The new findings come from some of the first observations of a radio telescope array jointly operated by UC Berkeley, Caltech, the University of Maryland and the University of Illinois and located at Cedar Flat in eastern California’s Inyo Mountains near the city of Bishop. The Combined Array for Research in Millimeter Astronomy (CARMA) was created in 2004 by relocating the nine 6-meter telescopes of the Berkeley-Illinois-Maryland Association (BIMA) array from Hat Creek, Calif., and the six 10-meter telescopes of Caltech’s Owens Valley Radio Observatory (OVRO) millimeter-wave array to Cedar Flat. The 15-dish array conducted its first observations in 2006.
The CARMA array observes at millimeter wavelengths, which is ideal for piercing the clouds of dust and gas surrounding young stars to see their dense, dusty disks. Eisner and his colleagues also used the Submillimeter Array (SMA) atop Mauna Kea in Hawaii for this study. The combination of CARMA and the SMA enabled the sensitivity and high image quality needed to observe the dusty disks in Orion.

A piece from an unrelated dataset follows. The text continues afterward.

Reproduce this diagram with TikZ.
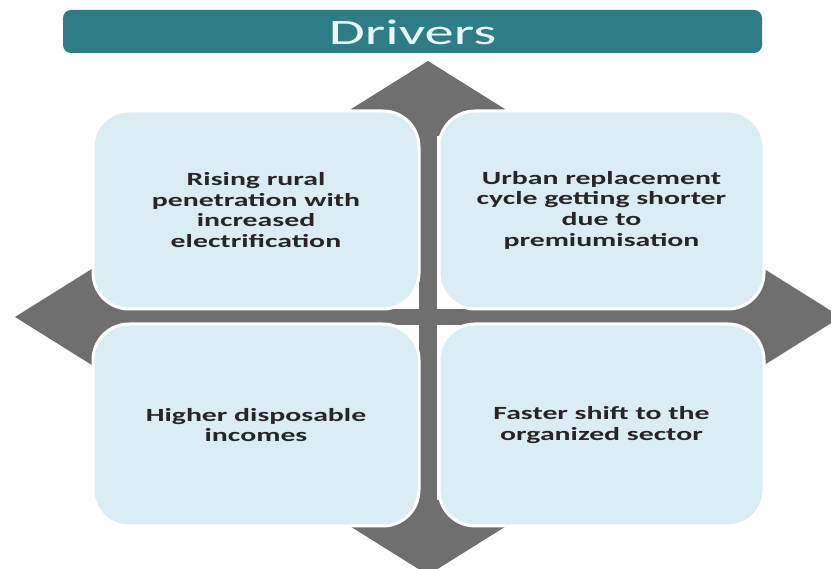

The astronomers’ observations of Orion’s central region of more than 250 known stars showed that only about 10 percent emit 1.3-millimeter wavelength radiation typically emitted by a warm disk of dust. Even fewer
— less than 8 percent of stars surveyed — were judged to have dust disks with masses greater than one-hundredth the mass of the sun, a mass thought to be the lower limit for formation of Jupiter-sized planets. The average mass of a protoplanetary disk in the region was only one-thousandth of a solar mass, the researchers calculated.
Eisner noted that previous surveys he and Carpenter have conducted of other young, open clusters that are older or younger than Orion show an evolutionary trend in the average masses of disks in the different regions. Older clusters tend to show less dust, perhaps because much of it has already gathered into planets.
Previous surveys of another lower-density, star-forming region — the Taurus cluster — showed that more than 20 percent of its stars have enough mass to form planets. The difference is probably related to the tightly packed, hot stars of the Orion cluster, said Carpenter, a senior research astronomer and deputy director of OVRO.
“Somehow, the Orion cluster environment is not conducive to forming high mass disks or having them survive long, presumably due to the ionization field from the hot, massive OB stars, which you might expect would photoevaporate dust and lead to small disk masses,” he said.
Many of the stars in Orion imaged by CARMA had been photographed earlier by the Hubble Space Telescope and were dubbed proplyds, short for protoplanetary disks. While Hubble saw the dust disks silhouetted against the star, CARMA directly detected emissions from the dust itself.
“CARMA is an ideal instrument for this type of study, with its 15 telescopes providing the fine resolution needed to resolve protoplanetary disks so that we can determine their structure and measure their masses more precisely,” Eisner said.
Carpenter noted that future improvements to the CARMA array could allow detection of even smaller disks capable of giving rise to sub-Jupiter planets. To detect even smaller disks able to form large Earth-like planets, or super-Earths, will require a more extensive array, such as the Atacama Large Millimeter Array (ALMA) now being built in Chile.